My trip started with a delay from the Charlotte airport to New York. The problem was compounded because my once-a-day flight to Iceland was leaving before I was supposed to land. Ultimately, from my New York gate, I ran to a bus, rode across the tarmac and then ran down another concourse to be the last passenger to board. Breathing hard, I was incredibly glad I only had two bags – one backpack and one duffle – no checked baggage!
Over the next ten days I was glad for little luggage and one very weather-tight camera with plenty of batteries and warm clothing. It took a single day to fall in love with this very unique country and its incredible history. Just as great was the four months leading up to the trip – planning what gear to take, thinking about what I would learn about landscape photography, and researching the history of this tiny country. Best of all, my expectations were exceeded in every way.
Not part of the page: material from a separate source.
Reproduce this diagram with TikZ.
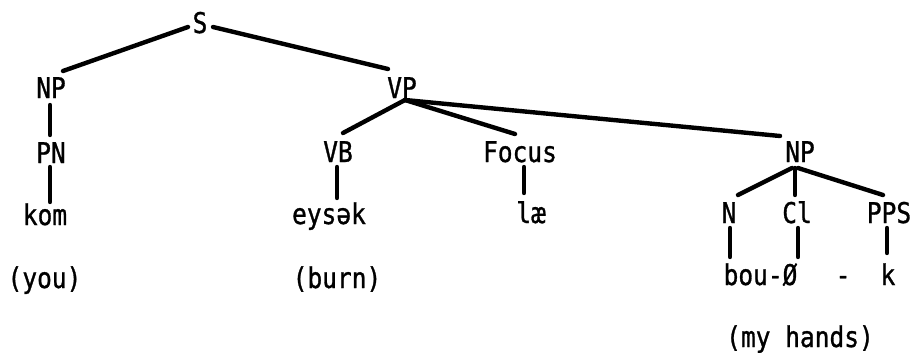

I have a background that includes photography. I dabbled in high school as the yearbook photographer and I taught black and white film photography at UNC Chapel Hill. Keep in mind that film photography was a physics course with chemistry thrown in. Today, journalism departments teach digital photography focusing more on the artistic process. Yet the one common theme from darkroom days to today is that I love to learn about photography and improve my craft. It’s no wonder, then, the largest source of my learning is surrounding myself with photographers that have better skills than mine.
A great resource for learning is attending a photography workshop. This workshop in Iceland gave me an opportunity to step-up my skills. Five months later I’m still culling my images to try and create a 50 to 80 image book that contains the best images from the trip. Needless to say, I’m still going through images to pick the final group.